Allow me to set aside my petty ways for one day and congratulate the Orlando Magic on their fantastic run to the title.
For Magic fans, fear not that what just happened will forever leave a bitter taste in your mouth. Ignore those who call your favorites "a horribly flawed team," and remember that all teams are flawed to some degree, that no team is perfect, and while yours was certainly no 72-10 juggernaut, it was still superior to nearly 30 others.
Know that in ten years time, you'll cherish this spring like no other, that while you will never forget the disappointment of Courtney Lee's missed opportunity, you will also never forget the joy of seeing the Magic confound experts by knocking off the Celtics and Cavaliers. You will never forget the giddiness of seeing a multinational sporting good giant's advertising campaign thrown into the ditch because of your favorite team, and that your team's triumphs were cherished by people all across the country.

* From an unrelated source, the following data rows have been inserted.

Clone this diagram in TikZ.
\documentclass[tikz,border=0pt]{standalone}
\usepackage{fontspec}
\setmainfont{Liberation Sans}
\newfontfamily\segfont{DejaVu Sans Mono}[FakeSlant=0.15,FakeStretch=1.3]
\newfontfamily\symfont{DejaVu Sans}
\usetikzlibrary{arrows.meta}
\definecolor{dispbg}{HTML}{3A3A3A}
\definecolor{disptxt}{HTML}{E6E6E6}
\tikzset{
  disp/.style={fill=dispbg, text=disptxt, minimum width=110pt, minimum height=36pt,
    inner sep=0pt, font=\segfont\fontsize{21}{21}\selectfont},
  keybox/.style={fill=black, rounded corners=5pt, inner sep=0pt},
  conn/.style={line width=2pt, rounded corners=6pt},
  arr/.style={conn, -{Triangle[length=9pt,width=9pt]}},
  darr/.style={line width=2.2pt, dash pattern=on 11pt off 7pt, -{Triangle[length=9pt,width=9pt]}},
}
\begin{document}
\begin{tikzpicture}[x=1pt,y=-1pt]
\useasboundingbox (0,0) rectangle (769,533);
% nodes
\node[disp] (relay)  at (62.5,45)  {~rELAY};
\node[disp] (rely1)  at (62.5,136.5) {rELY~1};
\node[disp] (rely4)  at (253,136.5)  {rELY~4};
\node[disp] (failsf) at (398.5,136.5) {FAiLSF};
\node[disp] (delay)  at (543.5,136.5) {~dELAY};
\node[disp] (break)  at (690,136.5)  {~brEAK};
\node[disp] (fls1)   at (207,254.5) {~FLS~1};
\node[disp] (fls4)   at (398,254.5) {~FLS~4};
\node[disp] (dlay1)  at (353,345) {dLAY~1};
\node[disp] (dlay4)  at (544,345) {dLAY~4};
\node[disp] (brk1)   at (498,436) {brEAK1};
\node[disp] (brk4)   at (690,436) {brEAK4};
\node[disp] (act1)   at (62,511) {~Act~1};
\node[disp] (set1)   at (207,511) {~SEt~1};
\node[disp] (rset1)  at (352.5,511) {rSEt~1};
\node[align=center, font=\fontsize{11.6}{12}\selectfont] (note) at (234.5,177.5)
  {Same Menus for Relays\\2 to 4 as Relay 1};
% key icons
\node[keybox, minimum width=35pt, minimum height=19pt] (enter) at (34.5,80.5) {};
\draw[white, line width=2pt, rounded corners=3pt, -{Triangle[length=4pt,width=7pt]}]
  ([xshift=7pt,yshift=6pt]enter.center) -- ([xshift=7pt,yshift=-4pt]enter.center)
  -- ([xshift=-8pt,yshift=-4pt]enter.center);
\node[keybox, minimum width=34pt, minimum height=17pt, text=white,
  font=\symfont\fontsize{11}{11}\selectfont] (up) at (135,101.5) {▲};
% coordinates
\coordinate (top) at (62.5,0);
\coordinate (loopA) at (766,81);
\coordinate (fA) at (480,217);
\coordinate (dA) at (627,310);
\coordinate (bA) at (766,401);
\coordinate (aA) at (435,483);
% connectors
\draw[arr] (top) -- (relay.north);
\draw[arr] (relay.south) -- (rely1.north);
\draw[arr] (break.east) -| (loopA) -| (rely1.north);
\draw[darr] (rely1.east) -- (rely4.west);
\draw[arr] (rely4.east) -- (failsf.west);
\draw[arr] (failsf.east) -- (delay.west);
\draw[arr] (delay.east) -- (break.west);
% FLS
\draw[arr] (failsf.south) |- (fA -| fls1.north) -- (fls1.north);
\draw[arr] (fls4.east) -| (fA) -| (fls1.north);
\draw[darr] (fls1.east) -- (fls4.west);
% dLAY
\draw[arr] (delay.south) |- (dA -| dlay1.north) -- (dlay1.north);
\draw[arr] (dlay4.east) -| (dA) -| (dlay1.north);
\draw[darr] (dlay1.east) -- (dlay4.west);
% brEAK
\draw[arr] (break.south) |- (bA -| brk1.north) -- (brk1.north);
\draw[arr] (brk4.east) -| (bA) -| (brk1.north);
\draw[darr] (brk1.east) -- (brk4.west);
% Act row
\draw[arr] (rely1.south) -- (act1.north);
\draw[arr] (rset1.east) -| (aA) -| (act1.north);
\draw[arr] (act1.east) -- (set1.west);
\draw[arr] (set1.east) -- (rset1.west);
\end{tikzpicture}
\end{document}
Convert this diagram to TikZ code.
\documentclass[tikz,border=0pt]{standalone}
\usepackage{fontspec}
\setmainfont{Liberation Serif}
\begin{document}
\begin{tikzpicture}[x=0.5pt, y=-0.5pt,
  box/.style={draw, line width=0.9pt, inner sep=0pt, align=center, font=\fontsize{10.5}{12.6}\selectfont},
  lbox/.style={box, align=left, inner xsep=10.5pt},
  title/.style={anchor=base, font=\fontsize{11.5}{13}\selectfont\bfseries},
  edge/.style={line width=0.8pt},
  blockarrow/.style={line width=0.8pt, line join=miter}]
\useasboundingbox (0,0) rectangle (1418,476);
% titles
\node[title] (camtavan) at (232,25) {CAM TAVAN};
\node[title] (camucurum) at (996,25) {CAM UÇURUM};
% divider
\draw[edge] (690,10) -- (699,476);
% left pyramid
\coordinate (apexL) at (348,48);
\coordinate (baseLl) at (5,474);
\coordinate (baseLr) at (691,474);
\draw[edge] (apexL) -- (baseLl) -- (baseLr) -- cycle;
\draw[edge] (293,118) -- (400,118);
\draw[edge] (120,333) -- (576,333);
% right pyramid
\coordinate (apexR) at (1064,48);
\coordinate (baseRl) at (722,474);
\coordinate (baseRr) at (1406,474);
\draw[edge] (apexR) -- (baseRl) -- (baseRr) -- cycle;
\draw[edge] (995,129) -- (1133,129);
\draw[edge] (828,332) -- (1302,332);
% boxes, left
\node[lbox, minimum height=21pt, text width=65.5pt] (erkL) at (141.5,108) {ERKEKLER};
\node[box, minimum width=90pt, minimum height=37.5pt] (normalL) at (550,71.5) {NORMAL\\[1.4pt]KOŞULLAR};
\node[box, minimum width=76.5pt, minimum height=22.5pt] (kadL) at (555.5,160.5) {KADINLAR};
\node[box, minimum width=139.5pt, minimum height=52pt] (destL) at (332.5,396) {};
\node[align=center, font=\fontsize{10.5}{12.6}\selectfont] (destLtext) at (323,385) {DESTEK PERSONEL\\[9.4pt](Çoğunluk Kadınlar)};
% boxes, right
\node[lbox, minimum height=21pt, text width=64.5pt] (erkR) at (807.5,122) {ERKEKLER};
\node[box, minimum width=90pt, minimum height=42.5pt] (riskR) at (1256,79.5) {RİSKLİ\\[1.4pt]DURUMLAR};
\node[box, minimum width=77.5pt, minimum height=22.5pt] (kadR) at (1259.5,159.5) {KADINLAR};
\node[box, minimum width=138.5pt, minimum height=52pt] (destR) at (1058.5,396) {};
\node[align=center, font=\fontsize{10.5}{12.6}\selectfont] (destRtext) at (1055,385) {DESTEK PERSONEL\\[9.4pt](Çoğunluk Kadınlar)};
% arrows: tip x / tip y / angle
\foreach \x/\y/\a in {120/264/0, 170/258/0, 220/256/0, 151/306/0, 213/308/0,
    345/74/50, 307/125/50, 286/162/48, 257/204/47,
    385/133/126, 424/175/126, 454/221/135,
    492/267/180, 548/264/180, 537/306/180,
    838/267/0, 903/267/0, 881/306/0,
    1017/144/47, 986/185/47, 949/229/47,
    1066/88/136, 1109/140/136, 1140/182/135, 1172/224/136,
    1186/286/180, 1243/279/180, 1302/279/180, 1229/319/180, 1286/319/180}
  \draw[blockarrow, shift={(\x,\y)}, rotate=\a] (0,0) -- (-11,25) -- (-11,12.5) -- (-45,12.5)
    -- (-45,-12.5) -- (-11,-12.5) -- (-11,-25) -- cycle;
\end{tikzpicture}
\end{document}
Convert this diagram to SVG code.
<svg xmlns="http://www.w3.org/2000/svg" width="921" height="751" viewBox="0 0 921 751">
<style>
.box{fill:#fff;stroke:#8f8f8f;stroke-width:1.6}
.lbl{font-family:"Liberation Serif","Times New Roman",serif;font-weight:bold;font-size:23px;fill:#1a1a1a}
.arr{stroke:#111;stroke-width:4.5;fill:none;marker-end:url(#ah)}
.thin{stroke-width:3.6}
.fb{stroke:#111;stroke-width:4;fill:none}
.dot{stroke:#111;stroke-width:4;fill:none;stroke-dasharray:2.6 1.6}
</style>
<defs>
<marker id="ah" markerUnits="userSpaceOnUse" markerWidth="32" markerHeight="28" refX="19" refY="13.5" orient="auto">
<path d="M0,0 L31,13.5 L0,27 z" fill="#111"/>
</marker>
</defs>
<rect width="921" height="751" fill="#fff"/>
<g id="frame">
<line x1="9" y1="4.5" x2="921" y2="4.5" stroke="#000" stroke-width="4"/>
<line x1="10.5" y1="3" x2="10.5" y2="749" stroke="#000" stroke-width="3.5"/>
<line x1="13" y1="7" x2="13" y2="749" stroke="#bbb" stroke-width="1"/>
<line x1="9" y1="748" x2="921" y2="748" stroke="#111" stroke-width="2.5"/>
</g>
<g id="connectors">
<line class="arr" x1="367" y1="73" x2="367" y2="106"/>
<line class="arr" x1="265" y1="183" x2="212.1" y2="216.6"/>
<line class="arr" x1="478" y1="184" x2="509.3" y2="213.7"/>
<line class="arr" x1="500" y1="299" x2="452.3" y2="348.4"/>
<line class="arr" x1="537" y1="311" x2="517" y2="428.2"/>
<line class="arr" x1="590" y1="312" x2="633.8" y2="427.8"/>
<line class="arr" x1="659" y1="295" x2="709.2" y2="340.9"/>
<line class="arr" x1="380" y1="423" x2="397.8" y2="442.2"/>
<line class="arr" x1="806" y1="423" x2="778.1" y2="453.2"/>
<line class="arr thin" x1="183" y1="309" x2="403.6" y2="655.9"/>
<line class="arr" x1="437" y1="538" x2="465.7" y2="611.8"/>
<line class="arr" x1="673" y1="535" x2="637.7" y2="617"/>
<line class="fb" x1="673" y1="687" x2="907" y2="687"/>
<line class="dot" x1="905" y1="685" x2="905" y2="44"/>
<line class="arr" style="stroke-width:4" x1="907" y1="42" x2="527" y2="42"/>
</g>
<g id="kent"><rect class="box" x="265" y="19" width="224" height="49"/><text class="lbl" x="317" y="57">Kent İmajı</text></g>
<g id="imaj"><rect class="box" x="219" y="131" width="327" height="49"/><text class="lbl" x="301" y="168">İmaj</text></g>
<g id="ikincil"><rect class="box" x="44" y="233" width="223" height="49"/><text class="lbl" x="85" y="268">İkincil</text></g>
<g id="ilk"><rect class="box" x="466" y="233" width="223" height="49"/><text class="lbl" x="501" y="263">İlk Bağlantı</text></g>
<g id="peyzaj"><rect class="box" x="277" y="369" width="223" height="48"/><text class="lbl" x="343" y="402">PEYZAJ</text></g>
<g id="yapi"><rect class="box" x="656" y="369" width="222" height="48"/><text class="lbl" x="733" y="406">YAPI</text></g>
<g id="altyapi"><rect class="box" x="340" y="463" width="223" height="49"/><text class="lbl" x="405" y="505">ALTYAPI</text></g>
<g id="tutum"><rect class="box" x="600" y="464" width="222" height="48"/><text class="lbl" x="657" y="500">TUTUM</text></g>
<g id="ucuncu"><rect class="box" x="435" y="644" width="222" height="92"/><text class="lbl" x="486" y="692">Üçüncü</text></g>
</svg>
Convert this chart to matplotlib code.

In this era of pre-planned magnificence, we have all grown accustomed to feeling powerless as sports fans. The NBA wants Charles vs. Michael? Done. The league wants the Heat to beat the Mavs? Done.
So when the Magic, with little or no national following, managed to sidetrack the coronation of King James, well, all of us, from the oldest NBA diehard to the bitterest Sonic fan smiled just a little.
More than 10 years ago, the Sonics fell to the mighty Bulls, but not before they gave Chicago one of its toughest battles in the Finals. A decade later, almost every Sonic fan I know looks back upon that series with delight, not remorse. Sure, a win would have been better, but just to be there, to be on basketball's brightest stage, to be important, relevant ... that was nearly as sweet.
So wallow in your pain for a few days, Magic fan. Take time to salve your wounds, but just know that, in the long run, you'll look back on the past two months and smile.